When attention settles back into ordinary experience without trying to improve it, something lively resumes on its own. Curiosity returns. Interest broadens. The world regains texture. Not because some higher ground has been reached, but because experience is no longer filtered through the demand that it justify itself or lead somewhere else.
There is no standpoint outside being human. There never was. The fantasy of escape is generated by the same loops that imagine they can outrun themselves. Seeing that does not resolve anything. It restores life to mortal scale.
The moon was never in the water. The bucket did not need to break. What ends is mistaking a reflection for the thing itself.
What remains feels ordinary, even a little anticlimactic. No explanation required.

Brilliant take on the bucket metaphor. The recursion angle is what made this click for me, that endless "noticing the one who notices" really is like facing mirrors creating an illusion of depth. I've found when helping folks with anxiety, they're usally stuck in that exact loop, treating the observer asif its somthing outside the system. Once that stops being taken seriously, things quiet down fast.

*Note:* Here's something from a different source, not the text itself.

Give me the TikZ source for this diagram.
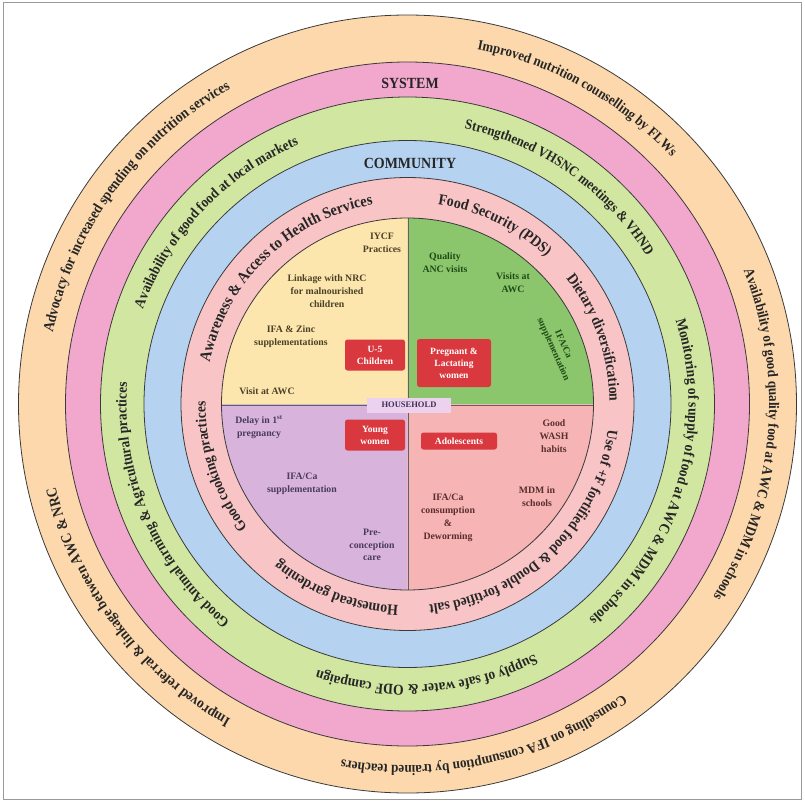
\documentclass[tikz,border=0pt]{standalone}
\usepackage{fontspec}
\setmainfont{Liberation Serif}
\newfontfamily\bandfont[FakeStretch=0.9]{Liberation Serif}
\usetikzlibrary{decorations.text}

\definecolor{framegray}{HTML}{9A9A9A}
\definecolor{ringline}{HTML}{3A3A3A}
\definecolor{outerband}{HTML}{FCD8AC}
\definecolor{systemband}{HTML}{F2A7CD}
\definecolor{greenband}{HTML}{D1E6A0}
\definecolor{blueband}{HTML}{B5D3F0}
\definecolor{innerband}{HTML}{F8C4C6}
\definecolor{quadyellow}{HTML}{FDE5AE}
\definecolor{quadgreen}{HTML}{8CC66C}
\definecolor{quadlilac}{HTML}{D8B4DD}
\definecolor{quadpink}{HTML}{F6B4B4}
\definecolor{boxred}{HTML}{D8383E}
\definecolor{hhbox}{HTML}{ECD2EE}
\definecolor{labelink}{HTML}{262626}
\definecolor{inkyellow}{HTML}{4A4226}
\definecolor{inkgreen}{HTML}{1F4A14}
\definecolor{inklilac}{HTML}{4A3A5C}
\definecolor{inkpink}{HTML}{5A2E2E}
\definecolor{hhink}{HTML}{3D2F55}

\tikzset{
  band/.style={draw=ringline, line width=0.8pt},
  divider/.style={draw=ringline!80, line width=0.7pt},
  levellabel/.style={font=\bandfont\bfseries\fontsize{15.5}{17}\selectfont, text=labelink, inner sep=0pt},
  quadtext/.style={font=\bfseries\fontsize{9.8}{12.8}\selectfont, align=center, inner sep=0pt},
  redbox/.style={fill=boxred, text=white, rounded corners=2.5pt, align=center,
    font=\bfseries\fontsize{9.5}{12}\selectfont, inner sep=1pt},
  hhlabel/.style={fill=hhbox, text=hhink, font=\bfseries\fontsize{8.5}{10}\selectfont,
    minimum width=84pt, minimum height=15pt, inner sep=0pt},
}

% curved label: baseline radius, middle angle, half span, font size, text
\newcommand\ringlabel[5]{%
  \path[decorate, decoration={text along path, text align=center, text color=labelink,
    text={|\bandfont\fontsize{#4}{#4}\selectfont\bfseries|#5}}]
    (#2+#3:#1) arc[start angle=#2+#3, end angle=#2-#3, radius=#1];}

\begin{document}
\begin{tikzpicture}[x=1pt, y=1pt]
\useasboundingbox (-407.5,-400) rectangle (397.5,404);
\draw[framegray, line width=1pt] (-403.5,-395) rectangle (393.5,401);

% nested bands, outermost first
\filldraw[band, fill=outerband]  (0,0) circle[radius=389];
\filldraw[band, fill=systemband] (0,0) circle[radius=342];
\filldraw[band, fill=greenband]  (0,0) circle[radius=307];
\filldraw[band, fill=blueband]   (0,0) circle[radius=263.5];
\filldraw[band, fill=innerband]  (0,0) circle[radius=226.5];

% household quadrants
\fill[quadgreen]  (0,0) -- (0:186)   arc[start angle=0,   end angle=90,  radius=186] -- cycle;
\fill[quadyellow] (0,0) -- (90:186)  arc[start angle=90,  end angle=180, radius=186] -- cycle;
\fill[quadlilac]  (0,0) -- (180:186) arc[start angle=180, end angle=270, radius=186] -- cycle;
\fill[quadpink]   (0,0) -- (270:186) arc[start angle=270, end angle=360, radius=186] -- cycle;
\coordinate (qtop) at (0.5,186);
\coordinate (qbot) at (0.5,-186);
\coordinate (qleft) at (-186,-1);
\coordinate (qright) at (186,-1);
\draw[divider] (qtop) -- (qbot);
\draw[divider] (qleft) -- (qright);
\draw[band] (0,0) circle[radius=186];

% system band labels
\ringlabel{361.5}{61}{80}{14.3}{Improved nutrition counselling by FLWs}
\ringlabel{361.5}{144}{80}{15}{Advocacy for increased spending on nutrition services}
\ringlabel{361.5}{-5.3}{80}{14.6}{Availability of good quality food at AWC {\&} MDM in schools}
\ringlabel{361.5}{-77}{80}{14.6}{Counselling on IFA consumption by trained teachers}
\ringlabel{361.5}{217}{80}{15}{Improved referral {\&} linkage between AWC {\&} NRC}

% community band labels
\ringlabel{281}{55}{80}{14.3}{Strengthened VHSNC meetings {\&} VHND}
\ringlabel{281}{136.5}{80}{14.7}{Availability of good food at local markets}
\ringlabel{281}{-16.2}{80}{15}{Monitoring of supply of food at AWC {\&} MDM in schools}
\ringlabel{281}{-85.9}{80}{15}{Supply of safe water {\&} ODF campaign}
\ringlabel{281}{203.2}{80}{14.9}{Good Animal farming {\&} Agricultural practices}

% household band labels
\ringlabel{202}{134}{80}{16}{Awareness {\&} Access to Health Services}
\ringlabel{202}{64}{80}{15.5}{Food Security (PDS)}
\ringlabel{202}{19.5}{80}{15.4}{Dietary diversification}
\ringlabel{202}{-45.6}{80}{15.1}{Use of +F fortified food {\&} Double fortified salt}
\ringlabel{202}{-111}{80}{15.4}{Homestead gardening}
\ringlabel{202}{198.5}{80}{15}{Good cooking practices}

% level names
\node[levellabel] (system) at (2.5,321) {SYSTEM};
\node[levellabel] (community) at (2.5,241) {COMMUNITY};

% under-five children
\node[quadtext, text=inkyellow] (iycf) at (-25.5,161) {IYCF\\Practices};
\node[quadtext, text=inkyellow] (nrc) at (-80.5,113) {Linkage with NRC\\for malnourished\\children};
\node[quadtext, text=inkyellow] (zinc) at (-116.5,67) {IFA \& Zinc\\supplementations};
\node[quadtext, text=inkyellow] (visitc) at (-140.5,13) {Visit at AWC};
\node[redbox, minimum width=60pt, minimum height=31pt] (u5) at (-32.5,49) {U-5\\Children};

% pregnant and lactating women
\node[quadtext, text=inkgreen] (anc) at (37.5,141) {Quality\\ANC visits};
\node[quadtext, text=inkgreen] (visitp) at (105.5,121) {Visits at\\AWC};
\node[quadtext, text=inkgreen, rotate=-66, font=\bfseries\fontsize{9.5}{11}\selectfont] (ifap) at (150.5,57) {IFA/Ca\\supplementation};
\node[redbox, minimum width=74pt, minimum height=48pt] (plw) at (46.5,41) {Pregnant \&\\Lactating\\women};

% young women
\node[quadtext, text=inklilac] (delay) at (-148.5,-23) {Delay in 1\textsuperscript{st}\\pregnancy};
\node[quadtext, text=inklilac] (ifay) at (-105.5,-80) {IFA/Ca\\supplementation};
\node[quadtext, text=inklilac] (precon) at (-35.5,-141) {Pre-\\conception\\care};
\node[redbox, minimum width=60pt, minimum height=31pt] (yw) at (-32.5,-31) {Young\\women};

% adolescents
\node[quadtext, text=inkpink] (wash) at (146.5,-32) {Good\\WASH\\habits};
\node[quadtext, text=inkpink] (mdm) at (129.5,-93) {MDM in\\schools};
\node[quadtext, text=inkpink] (ifaa) at (40.5,-114) {IFA/Ca\\consumption\\\&\\Deworming};
\node[redbox, minimum width=76pt, minimum height=17pt] (adol) at (51.5,-37) {Adolescents};

\node[hhlabel] (household) at (1.5,-1) {HOUSEHOLD};
\end{tikzpicture}
\end{document}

Such clarity here, Robert! A wonderful essay
As you say:
"When the impression of a watcher behind experience is taken literally and metaphysics rushes in to explain it, attention is pulled away from what is actual and re-directed toward an abstract picture of how things are. Experience becomes secondary to explanation."
And therefore:
"When attention settles back into ordinary experience without trying to improve it, something lively resumes on its own. Curiosity returns. Interest broadens. The world regains texture. Not because some higher ground has been reached, but because experience is no longer filtered through the demand that it justify itself or lead somewhere else."
Really good!
The open-ended fact of actual present experience, and the knowing of it, is its own meaning.